After enjoying the Kamakura festival, we started back for our home at about 6 pm. Near the festival area we saw a beautiful red torii gate of either a temple or a shrine. The magical view of snow everywhere and a few lit candles on the ground in front of the torii gate was simply amazing.

A beautiful torii gate


Although it was an extremely cold day, we enjoyed the Kamakura snow festival very much. We returned back home by 8 pm.

10 comments:

M.Kate said...

Hi, this is a wonderful blog..I'll link you up if you dont mind.

Manisha Kundu-Nagata said...

Thanks for your comment, M.Kate. I will be glad if you link my blog up.
I will visit your blog too.

Kazuo Nagata said...

Yakisoba and kiritanpo were delicious!

Manisha Kundu-Nagata said...

Yeah Kazuo, I liked yakisoba very much.

Runa said...

The snow huts are simply stunning. How did Kazuo-san managed to sit inside?

Manisha Kundu-Nagata said...

Thanks for the comment Runa. Although there was a straw mat on the floor of the snow hut, Kazuo-san felt very cold sitting inside the hut.

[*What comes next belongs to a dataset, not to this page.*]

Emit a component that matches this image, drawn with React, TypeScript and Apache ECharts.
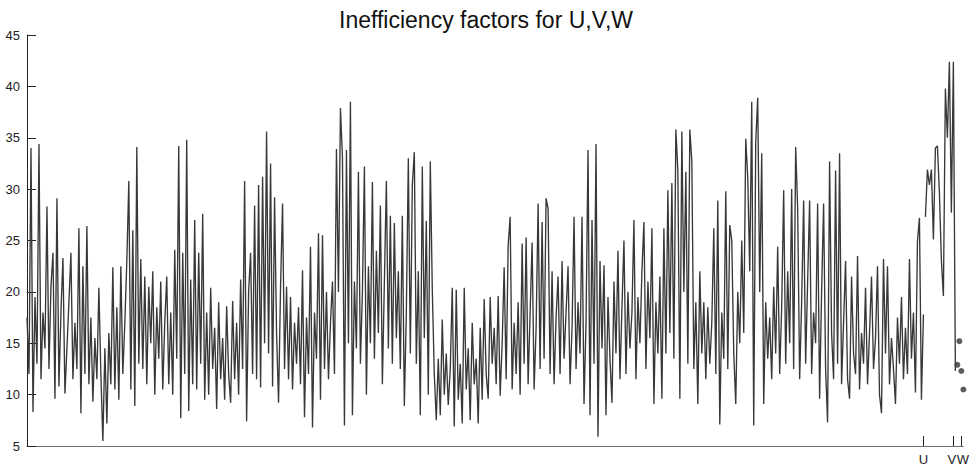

He sat just for the time it took me to take the photo ;)

Yousei Hime said...

Hidenori-san left a link to your site: http://akitahaiku.blogspot.com/2012/02/haiku-about-winter-24.html. I'm so glad he did. Your photos and story is lovely. What a wonderful time you both must have had. Thank you for sharing it.

Magyar said...

Hello!
__Another visitor from Hidenori's
Akitahaiku blog.
__Some grand photos here of the snow festival, the 'Kamakuras' and sculptures, very interesting. Once
did people live in thes huts as did the Eskimos, in their Igloos?
__I enjoyed traveling through your blog. I'll thank Hidenori San, and I thank you.

a new place
the snow carvings stand
of the old

_m

Manisha Kundu-Nagata said...

Thanks Yousei Hime for the comment. Oh, I was not aware that Hidenori-san linked this post to his blog. Thanks for visiting my blog and hope you liked the photos and the post.

Manisha Kundu-Nagata said...

Thanks Magyar for visiting my blog. Hope you enjoyed the virtual tour of the kamakuras. I am not sure whether people lived in these kamakuras during ancient times. I can just imagine it. We visited the Kamakura festival three years ago. Hope to visit again next year.